O Fundo assinala que, neste contexto de baixo crescimento, há um “sério risco” de que a estagnação do mercado de trabalho seja eliminada pela saída adicional de trabalhadores para o exterior e por “uma atrofia das qualificações dos trabalhadores que estão fora do mercado de trabalho por um período prolongado”. Ou seja, o ajustamento poderá ser feito por via da saída de trabalhadores, nomeadamente os qualificados, para o estrangeiro, deixando no país uma força de trabalho há muito arredada do mercado e que fica com qualificações desajustadas das necessidades.
Riscos para o crescimento
A solução, acrescentam os técnicos que estiveram em Lisboa entre 28 de Outubro e 4 de Novembro, passa por colocar a economia a crescer mais. Mas o optimismo não é muito.
No presente, o que vê o FMI é uma economia que já começou a abrandar e que está outra vez a ficar dependente do consumo privado para crescer, em vez de das exportações. É por isso que o FMI prevê que, depois de um crescimento de 0,8% em 2014, Portugal cresça este ano 1,2%, um valor que fica abaixo dos 1,5% que ainda são projectados pelo Governo.
A médio prazo, o Fundo vê no seu cenário base a economia a crescer em torno de 1,5% ao ano. Mais exactamente, as previsões são de um crescimento de 1,3% em 2016 e 1,4% em 2017, apontando-se a partir para variações do PIB anual de 1,6%. Mas, avisam os técnicos do FMI, mesmo este cenário, apenas irá acontecer se os Governos em Portugal fizerem as reformas estruturais recomendadas pela troika e se uma série de riscos externos e internos não se concretizarem.
“O crescimento de médio prazo projectado depende de aumentos substanciais na produtividade total dos factores, que por sua vez dependem da implementação bem-sucedida das reformas estruturais”, afirma o Fundo, avisando que, “se os esforços de reforma começarem a mostrar sinais de uma pausa prolongada, novas revisões em baixa para o crescimento de médio prazo podem tornar-se inevitáveis".

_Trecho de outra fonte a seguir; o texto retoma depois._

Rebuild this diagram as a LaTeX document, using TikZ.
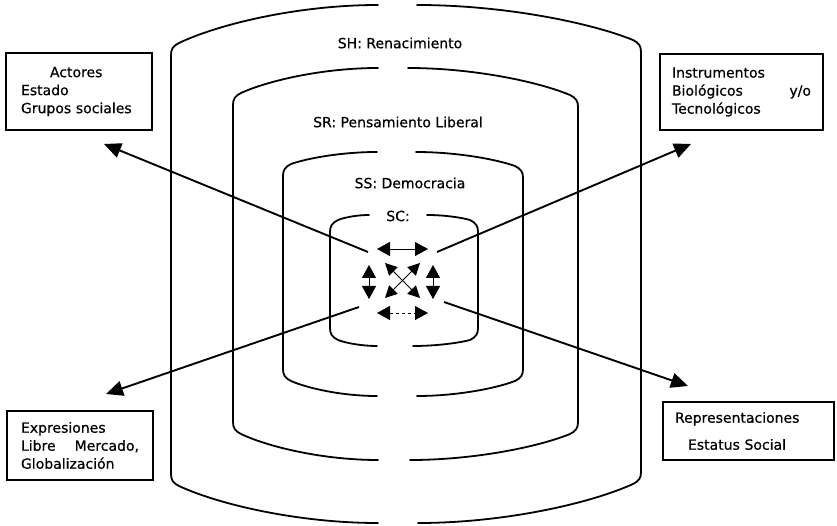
\documentclass[tikz,border=0pt]{standalone}
\usepackage{fontspec}
\setmainfont[FakeBold=0.6]{DejaVu Sans}
\usetikzlibrary{arrows.meta}

% left half of a nested level: xl, y top, y upper shoulder, y lower shoulder, y bottom, top gap x, bottom gap x
\newcommand\ringleft[7]{%
  \draw[ringline] (#6,#2)
    .. controls ({#6-0.4*(#6-#1-8)},#2) and ({#1+8+0.2*(#6-#1-8)},{#3-4-0.5*(#3-4-#2)}) .. ({#1+8},{#3-4})
    .. controls ({#1+2},{#3-1}) and (#1,{#3+2}) .. (#1,{#3+8})
    -- (#1,{#4-8})
    .. controls (#1,{#4-2}) and ({#1+2},{#4+1}) .. ({#1+8},{#4+4})
    .. controls ({#1+8+0.2*(#7-#1-8)},{#4+4+0.5*(#5-#4-4)}) and ({#7-0.4*(#7-#1-8)},#5) .. (#7,#5);}
% right half: xr, y top, y upper shoulder, y lower shoulder, y bottom, top gap x, bottom gap x
\newcommand\ringright[7]{%
  \draw[ringline] (#6,#2)
    .. controls ({#6+0.4*(#1-8-#6)},#2) and ({#1-8-0.2*(#1-8-#6)},{#3-4-0.5*(#3-4-#2)}) .. ({#1-8},{#3-4})
    .. controls ({#1-2},{#3-1}) and (#1,{#3+2}) .. (#1,{#3+8})
    -- (#1,{#4-8})
    .. controls (#1,{#4-2}) and ({#1-2},{#4+1}) .. ({#1-8},{#4+4})
    .. controls ({#1-8-0.2*(#1-8-#7)},{#4+4+0.5*(#5-#4-4)}) and ({#7+0.4*(#1-8-#7)},#5) .. (#7,#5);}

\begin{document}
\begin{tikzpicture}[x=1pt,y=-1pt,
  ringline/.style={line width=1.8pt, line cap=round},
  txt/.style={font=\fontsize{14}{18}\selectfont},
  box/.style={txt, draw, line width=1.3pt, inner ysep=0pt, align=left},
  levellabel/.style={txt, inner sep=1pt},
  longarrow/.style={line width=1.9pt, -{Triangle[length=17pt,width=15pt]}},
  twoway/.style={line width=0.9pt, {Triangle[length=13pt,width=14pt]}-{Triangle[length=13pt,width=14pt]}},
  twowaydiag/.style={line width=0.9pt, {Triangle[length=12pt,width=12pt]}-{Triangle[length=12pt,width=12pt]}},
]
\useasboundingbox (0,0) rectangle (837,526);

% nested levels
\ringleft{171}{5}{47}{482}{523}{378}{378}
\ringright{641}{5}{44}{480}{523}{417}{418}
\ringleft{233}{68}{97}{430}{460}{378}{378}
\ringright{578}{68}{99}{430}{460}{408}{410}
\ringleft{283}{152}{168}{377}{396}{377}{377}
\ringright{523}{152}{170}{377}{396}{416}{417}
\ringleft{330}{215}{224}{336}{346}{369}{377}
\ringright{478}{215}{224}{336}{346}{427}{413}

\node[levellabel] (sh) at (400,43) {SH: Renacimiento};
\node[levellabel] (sr) at (398,122) {SR: Pensamiento Liberal};
\node[levellabel] (ss) at (410,183) {SS: Democracia};
\node[levellabel] (sc) at (398,216) {SC:};

% corner boxes
\node[box, inner xsep=15pt, text width=116pt, minimum height=77pt] (actores) at (79,91.5)
  {\hspace*{29pt}Actores\\Estado\\Grupos sociales};
\node[box, inner xsep=12pt, text width=139pt, minimum height=76pt] (instrumentos) at (741.5,92)
  {Instrumentos\\Biológicos\hfill y/o\\Tecnológicos};
\node[box, inner xsep=14pt, text width=118pt, minimum height=69pt] (expresiones) at (80,445.5)
  {Expresiones\\Libre\hfill Mercado,\\Globalización};
\node[box, inner xsep=12pt, text width=147pt, minimum height=58pt] (representaciones) at (748.5,431)
  {Representaciones\\[9pt]\hspace*{13pt}Estatus Social};

% long connectors
\coordinate (ul0) at (368,252); \coordinate (ul1) at (104,144);
\coordinate (ur0) at (437,252); \coordinate (ur1) at (691,144);
\coordinate (ll0) at (359,307); \coordinate (ll1) at (106,394);
\coordinate (lr0) at (444,302); \coordinate (lr1) at (688,386);
\draw[longarrow] (ul0) -- (ul1);
\draw[longarrow] (ur0) -- (ur1);
\draw[longarrow] (ll0) -- (ll1);
\draw[longarrow] (lr0) -- (lr1);

% interaction arrows in the core
\coordinate (t0) at (377,249); \coordinate (t1) at (428,249);
\coordinate (b0) at (377,313); \coordinate (b1) at (428,313);
\coordinate (l0) at (369,265); \coordinate (l1) at (369,299);
\coordinate (r0) at (433,265); \coordinate (r1) at (433,299);
\coordinate (x0) at (385,263); \coordinate (x1) at (420,298);
\coordinate (x2) at (420,263); \coordinate (x3) at (385,298);
\draw[twoway] (t0) -- (t1);
\draw[twoway, dashed] (b0) -- (b1);
\draw[twoway] (l0) -- (l1);
\draw[twoway] (r0) -- (r1);
\draw[twowaydiag] (x0) -- (x1);
\draw[twowaydiag] (x2) -- (x3);
\end{tikzpicture}
\end{document}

As reformas, de acordo com o Fundo, devem centrar-se nos dois problemas que impedem o crescimento da economia no médio prazo: a reduzida competitividade externa e o endividamento excessivo das empresas. E é aqui que o FMI está pouco optimista. O relatório repete o que tinha sido dito já pela Comissão Europeia e detecta vários sinais de que o ímpeto das reformas estruturais está a abrandar. E dá diversos exemplos, como a subida do salário mínimo, a subida dos preços da energia, o adiamento das mudanças nas profissões altamente reguladas, as alterações na lei do arrendamento e os problemas no mapa judiciário.
O FMI critica ainda o desaparecimento da Esame, a entidade liderada por Carlos Moedas e que fazia a ligação entre a troika e os diversos ministérios dentro do Governo.
“Tentação populista”
Para piorar mais ainda as expectativas que o FMI tem em relação ao que Portugal irá fazer em termos de reformas, só poderia acontecer uma coisa: eleições. No relatório, o Fundo diz estar preocupado com o efeito que as próximas eleições legislativas terão no ritmo de aplicação de reformas estruturais em Portugal, dando como exemplo aquilo que tem vindo a acontecer desde o final do programa da troika.
“Tal como já se viu durante os últimos seis meses, o período pré-eleitoral não facilita o lançamento de iniciativas ambiciosas de reformas, esperando-se que a tentação em relação a políticas populistas suba”, afirma no relatório.
Subir Lall, o chefe da missão do FMI em Portugal, não quis, na conferência de imprensa de apresentação do relatório, esclarecer o que entendia por populismo. Disse apenas que, para o futuro, "o processo de reformas em Portugal tem de ser feito durante muitos anos, independentemente de quem estiver no governo".
A resposta do Governo a estas acusações do FMI surgiu logo nesta sexta-feira. Numa carta assinada pelo director do Fundo que representa o grupo de países onde está incluído Portugal (e a Itália e Grécia), é dito que “a repetida sugestão de que o ciclo eleitoral está a afectar o processo de reforma é inapropriada”. “As eleições são uma característica dos regimes democráticos e não devem ser apresentadas como eventos disruptivos para os processos de reforma”, afirma a missiva enviada ao FMI por Carlo Cottarelli, o director executivo para Portugal, e pela sua conselheira, Inês Lopes.
Apesar de todos os obstáculos que encontra quanto ao crescimento do país, o FMI insiste, ainda assim, que agora é a melhor altura para actuar. Subir Lall defende que este é o momento para aproveitar a janela de oportunidade dada pelas condições positivas dos mercados. "A situação é agora muito melhor do que era, incluindo o efeito positivo da acção do BCE, da depreciação do euro e da descida do preço do petróleo, mas a janela não vai estar sempre aberta", afirma.